Elon Musk's social media company X was fined 120 million euros ($140 million) by EU tech regulators on Friday for breaching online content rules, the first sanction under landmark legislation that once again drew criticism from the US government.

X's rival TikTok staved off a penalty with concessions, according to Reuters.

Europe's crackdown on Big Tech to ensure smaller rivals can compete and consumers have more choice has been criticized by the administration of US President Donald Trump, which says it singles out American companies and censors Americans.

The European Commission, the EU's executive, said its laws do not target any nationality and that it is merely defending its digital and democratic standards, which usually serve as the benchmark for the rest of the world.

The EU sanction against X followed a two-year-long investigation under the bloc's Digital Services Act (DSA), which requires online platforms to do more to tackle illegal and harmful content.

The EU's investigation of ByteDance's social media app TikTok led to charges in May that the company had breached a DSA requirement to publish an advertisement repository allowing researchers and users to detect scam advertisements.

The European Commission's tech chief Henna Virkkunen said X's modest fine was proportionate and calculated based on the nature of the infringements, their gravity in terms of affected EU users and their duration.

“We are not here to impose the highest fines. We are here to make sure that our digital legislation is enforced and if you comply with our rules, you don't get the fine. And it's as simple as that,” she told reporters.

“I think it's very important to underline that DSA is having nothing to do with censorship,” Virkkunen said.

She said forthcoming decisions on companies which have been charged with DSA violations are expected to take a shorter time than the two years for the X case.

“I'm really expecting that we will do the final decisions now faster,” she said.

Ahead of the EU decision, US Vice President JD Vance said on X: “Rumors swirling that the EU commission will fine X hundreds of millions of dollars for not engaging in censorship.
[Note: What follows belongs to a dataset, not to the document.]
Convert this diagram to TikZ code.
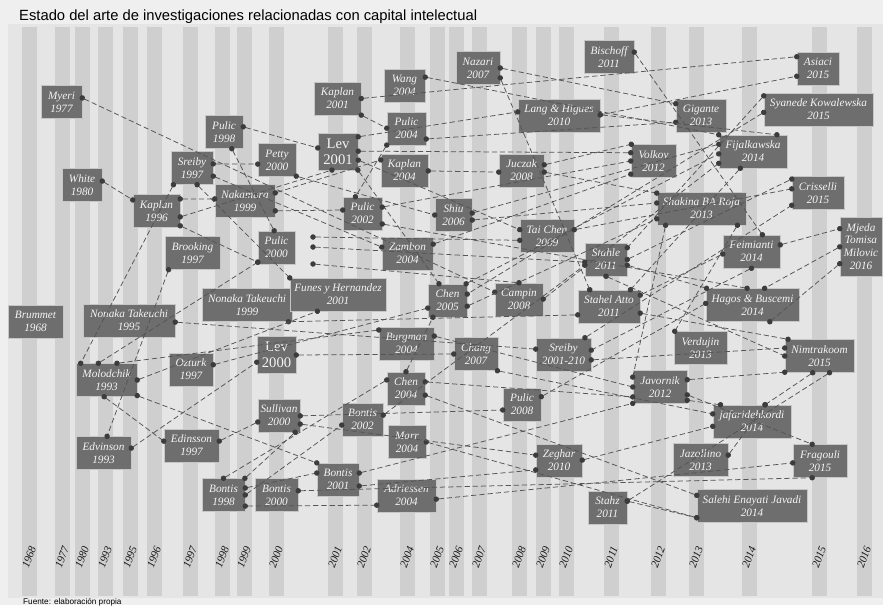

The EU should be supporting free speech not attacking American companies over garbage.”

TikTok, which pledged changes to its ad library to be more transparent, urged regulators to apply the law equally and consistently across all platforms.

EU regulators said X's DSA violations included the deceptive design of its blue checkmark for verified accounts, the lack of transparency of its advertising repository and its failure to provide researchers access to public data.

The Commission said the investigation into the dissemination of illegal content on X and measures taken to combat information manipulation and a separate probe into TikTok's design, algorithmic systems and obligation to protect children continue.

DSA fines can be as high as 6% of a company's annual global revenue.